TASK STATEMENT:
Set down word for word the lines running from the line with "Recreate this image" to the line with "ax.spines[s].set_linewidth(1.5)", ends included. Skip every picture.

━━━━━ ENTRIES SUPPLIED

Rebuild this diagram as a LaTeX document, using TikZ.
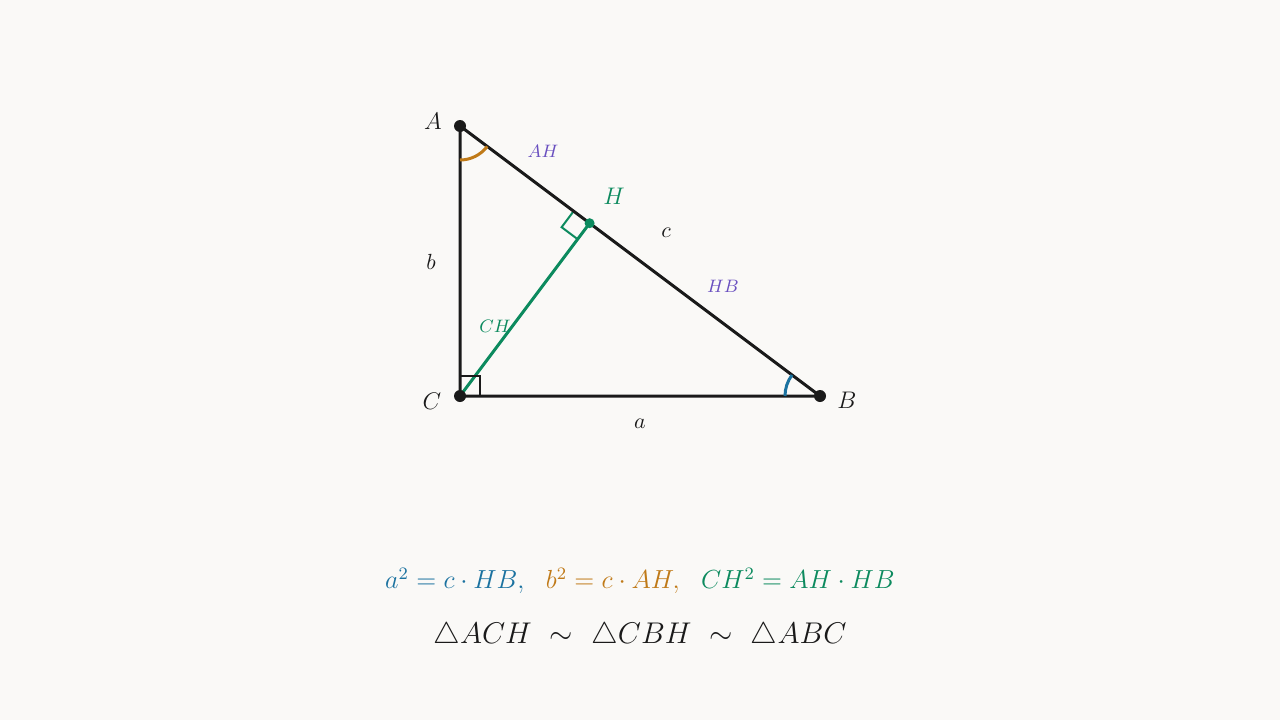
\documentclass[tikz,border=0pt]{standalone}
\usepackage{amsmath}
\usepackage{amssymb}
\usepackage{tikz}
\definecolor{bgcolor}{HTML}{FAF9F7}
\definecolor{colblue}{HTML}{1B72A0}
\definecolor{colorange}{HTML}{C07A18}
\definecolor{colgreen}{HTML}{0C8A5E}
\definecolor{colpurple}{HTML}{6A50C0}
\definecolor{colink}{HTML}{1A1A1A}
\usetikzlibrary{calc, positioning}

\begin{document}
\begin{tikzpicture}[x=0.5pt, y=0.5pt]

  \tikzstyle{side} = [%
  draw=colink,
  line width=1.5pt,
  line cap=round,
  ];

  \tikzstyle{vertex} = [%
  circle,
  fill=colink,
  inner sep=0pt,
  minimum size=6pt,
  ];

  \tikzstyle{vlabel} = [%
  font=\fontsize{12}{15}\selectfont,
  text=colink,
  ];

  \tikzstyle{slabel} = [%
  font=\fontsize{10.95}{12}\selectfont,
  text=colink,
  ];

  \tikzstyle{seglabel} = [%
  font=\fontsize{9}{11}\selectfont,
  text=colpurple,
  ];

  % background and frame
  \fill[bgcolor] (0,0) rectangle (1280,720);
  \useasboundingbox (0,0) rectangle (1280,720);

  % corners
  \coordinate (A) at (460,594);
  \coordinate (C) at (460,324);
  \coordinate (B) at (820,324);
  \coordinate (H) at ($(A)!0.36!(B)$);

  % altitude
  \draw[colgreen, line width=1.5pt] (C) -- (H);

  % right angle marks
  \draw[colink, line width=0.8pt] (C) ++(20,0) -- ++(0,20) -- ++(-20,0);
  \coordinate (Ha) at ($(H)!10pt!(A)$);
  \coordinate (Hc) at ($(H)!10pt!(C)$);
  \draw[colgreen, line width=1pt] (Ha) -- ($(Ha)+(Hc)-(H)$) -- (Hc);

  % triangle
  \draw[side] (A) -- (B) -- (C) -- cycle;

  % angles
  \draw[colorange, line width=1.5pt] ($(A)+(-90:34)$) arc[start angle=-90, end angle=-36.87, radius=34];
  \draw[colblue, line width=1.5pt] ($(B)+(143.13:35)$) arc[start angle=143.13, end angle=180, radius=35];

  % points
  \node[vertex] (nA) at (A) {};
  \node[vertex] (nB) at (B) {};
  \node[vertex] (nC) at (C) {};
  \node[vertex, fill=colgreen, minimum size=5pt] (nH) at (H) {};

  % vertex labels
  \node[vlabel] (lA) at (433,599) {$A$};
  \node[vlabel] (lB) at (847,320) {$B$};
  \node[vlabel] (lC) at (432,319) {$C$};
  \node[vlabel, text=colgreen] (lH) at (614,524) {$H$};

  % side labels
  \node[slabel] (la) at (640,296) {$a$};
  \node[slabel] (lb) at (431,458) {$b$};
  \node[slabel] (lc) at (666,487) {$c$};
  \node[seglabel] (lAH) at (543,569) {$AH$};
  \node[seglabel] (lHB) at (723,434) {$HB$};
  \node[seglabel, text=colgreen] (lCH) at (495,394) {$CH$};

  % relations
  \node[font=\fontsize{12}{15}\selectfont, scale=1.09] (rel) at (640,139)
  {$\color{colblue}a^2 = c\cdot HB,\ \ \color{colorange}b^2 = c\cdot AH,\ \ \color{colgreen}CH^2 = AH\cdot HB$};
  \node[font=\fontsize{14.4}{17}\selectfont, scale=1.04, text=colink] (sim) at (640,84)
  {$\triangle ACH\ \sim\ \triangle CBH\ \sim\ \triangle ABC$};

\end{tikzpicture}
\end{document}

━━━━━━━━━━
━━━━━ ENTRIES SUPPLIED

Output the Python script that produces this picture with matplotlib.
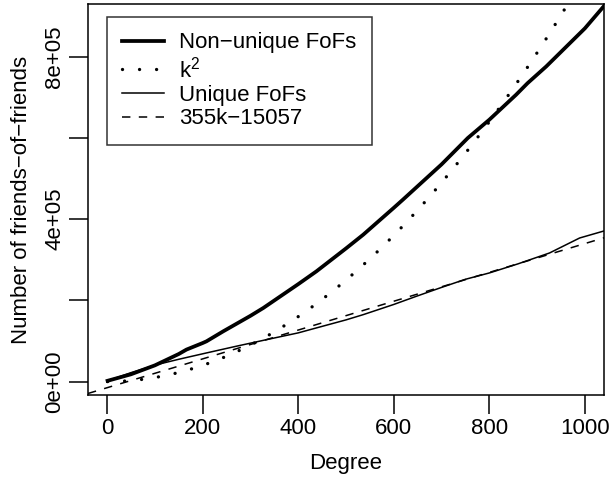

━━━━━━━━━━
━━━━━ ENTRIES SUPPLIED

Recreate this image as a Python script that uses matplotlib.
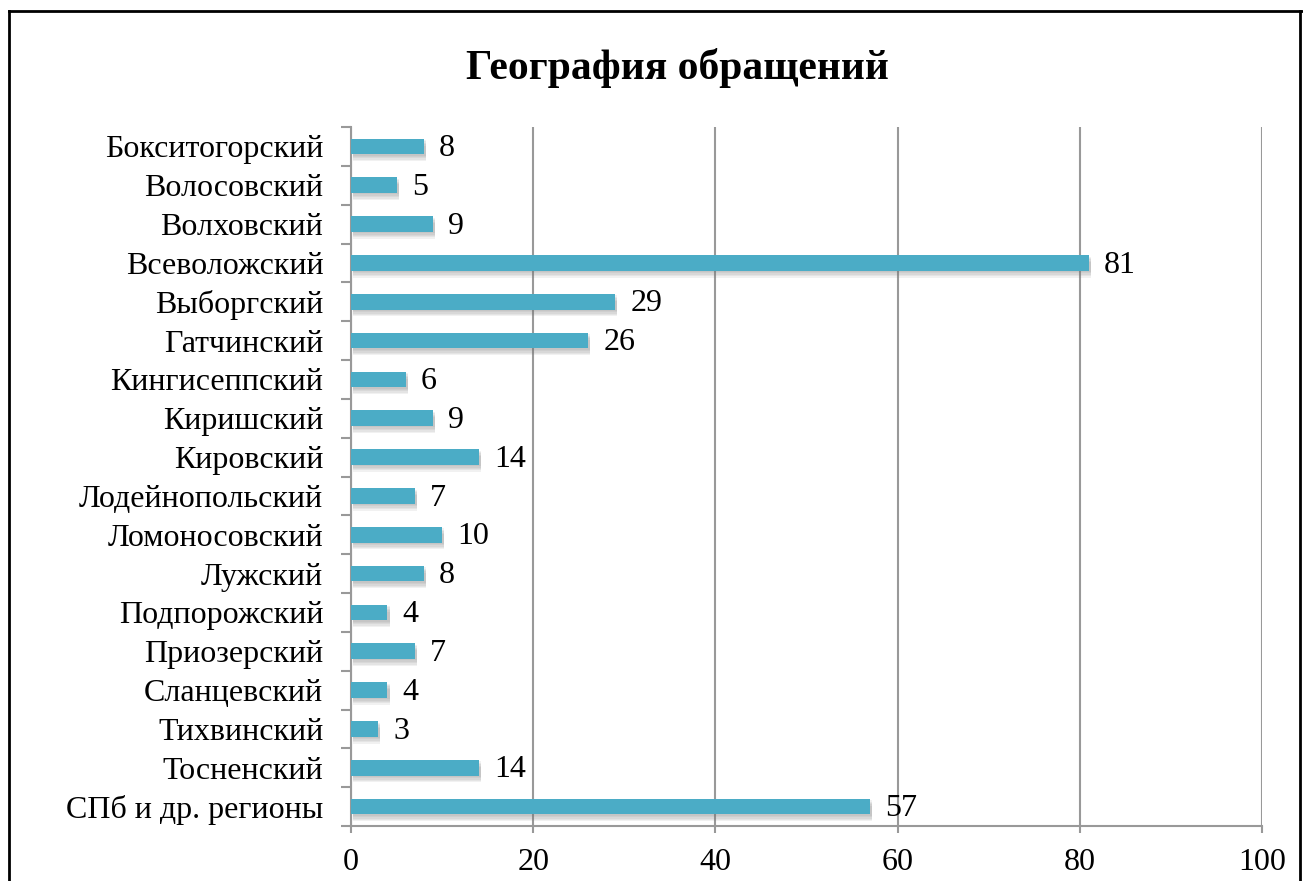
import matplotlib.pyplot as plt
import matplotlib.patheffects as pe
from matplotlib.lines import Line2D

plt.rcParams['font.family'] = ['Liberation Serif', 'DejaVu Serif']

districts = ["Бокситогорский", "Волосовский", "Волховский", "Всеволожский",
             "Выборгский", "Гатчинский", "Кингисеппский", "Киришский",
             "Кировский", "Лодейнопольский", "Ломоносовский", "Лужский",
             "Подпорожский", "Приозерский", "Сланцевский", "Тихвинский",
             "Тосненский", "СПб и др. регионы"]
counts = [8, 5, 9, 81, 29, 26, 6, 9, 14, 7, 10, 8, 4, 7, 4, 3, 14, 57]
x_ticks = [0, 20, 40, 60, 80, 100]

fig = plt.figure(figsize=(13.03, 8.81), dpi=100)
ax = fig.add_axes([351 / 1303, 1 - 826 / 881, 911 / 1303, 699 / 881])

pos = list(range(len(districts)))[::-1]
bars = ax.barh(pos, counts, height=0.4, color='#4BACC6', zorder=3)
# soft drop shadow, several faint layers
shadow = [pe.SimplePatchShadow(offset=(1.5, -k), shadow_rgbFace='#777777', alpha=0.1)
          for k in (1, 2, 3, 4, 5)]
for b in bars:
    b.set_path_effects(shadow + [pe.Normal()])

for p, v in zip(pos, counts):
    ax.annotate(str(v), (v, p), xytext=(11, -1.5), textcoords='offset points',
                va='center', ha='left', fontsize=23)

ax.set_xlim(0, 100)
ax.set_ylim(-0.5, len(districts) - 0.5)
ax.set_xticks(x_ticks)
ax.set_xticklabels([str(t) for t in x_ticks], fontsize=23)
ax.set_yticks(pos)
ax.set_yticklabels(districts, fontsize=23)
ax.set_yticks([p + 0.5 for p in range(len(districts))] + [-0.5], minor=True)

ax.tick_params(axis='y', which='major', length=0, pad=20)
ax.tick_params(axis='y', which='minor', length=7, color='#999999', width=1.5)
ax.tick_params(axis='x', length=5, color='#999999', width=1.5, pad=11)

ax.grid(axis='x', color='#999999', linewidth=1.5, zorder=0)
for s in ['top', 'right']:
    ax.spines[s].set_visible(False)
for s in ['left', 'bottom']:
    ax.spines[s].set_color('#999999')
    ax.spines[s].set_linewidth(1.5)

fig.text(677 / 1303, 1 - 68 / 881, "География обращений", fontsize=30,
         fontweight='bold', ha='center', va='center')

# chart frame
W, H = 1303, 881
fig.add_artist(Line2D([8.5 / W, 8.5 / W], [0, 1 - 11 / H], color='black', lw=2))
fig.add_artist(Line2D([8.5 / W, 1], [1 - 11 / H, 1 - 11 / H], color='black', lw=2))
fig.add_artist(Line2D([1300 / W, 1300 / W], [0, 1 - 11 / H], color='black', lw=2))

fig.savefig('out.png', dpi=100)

━━━━━━━━━━

CORRECT OUTPUT:
Recreate this image as a Python script that uses matplotlib.
import matplotlib.pyplot as plt
import matplotlib.patheffects as pe
from matplotlib.lines import Line2D

plt.rcParams['font.family'] = ['Liberation Serif', 'DejaVu Serif']

districts = ["Бокситогорский", "Волосовский", "Волховский", "Всеволожский",
             "Выборгский", "Гатчинский", "Кингисеппский", "Киришский",
             "Кировский", "Лодейнопольский", "Ломоносовский", "Лужский",
             "Подпорожский", "Приозерский", "Сланцевский", "Тихвинский",
             "Тосненский", "СПб и др. регионы"]
counts = [8, 5, 9, 81, 29, 26, 6, 9, 14, 7, 10, 8, 4, 7, 4, 3, 14, 57]
x_ticks = [0, 20, 40, 60, 80, 100]

fig = plt.figure(figsize=(13.03, 8.81), dpi=100)
ax = fig.add_axes([351 / 1303, 1 - 826 / 881, 911 / 1303, 699 / 881])

pos = list(range(len(districts)))[::-1]
bars = ax.barh(pos, counts, height=0.4, color='#4BACC6', zorder=3)
# soft drop shadow, several faint layers
shadow = [pe.SimplePatchShadow(offset=(1.5, -k), shadow_rgbFace='#777777', alpha=0.1)
          for k in (1, 2, 3, 4, 5)]
for b in bars:
    b.set_path_effects(shadow + [pe.Normal()])

for p, v in zip(pos, counts):
    ax.annotate(str(v), (v, p), xytext=(11, -1.5), textcoords='offset points',
                va='center', ha='left', fontsize=23)

ax.set_xlim(0, 100)
ax.set_ylim(-0.5, len(districts) - 0.5)
ax.set_xticks(x_ticks)
ax.set_xticklabels([str(t) for t in x_ticks], fontsize=23)
ax.set_yticks(pos)
ax.set_yticklabels(districts, fontsize=23)
ax.set_yticks([p + 0.5 for p in range(len(districts))] + [-0.5], minor=True)

ax.tick_params(axis='y', which='major', length=0, pad=20)
ax.tick_params(axis='y', which='minor', length=7, color='#999999', width=1.5)
ax.tick_params(axis='x', length=5, color='#999999', width=1.5, pad=11)

ax.grid(axis='x', color='#999999', linewidth=1.5, zorder=0)
for s in ['top', 'right']:
    ax.spines[s].set_visible(False)
for s in ['left', 'bottom']:
    ax.spines[s].set_color('#999999')
    ax.spines[s].set_linewidth(1.5)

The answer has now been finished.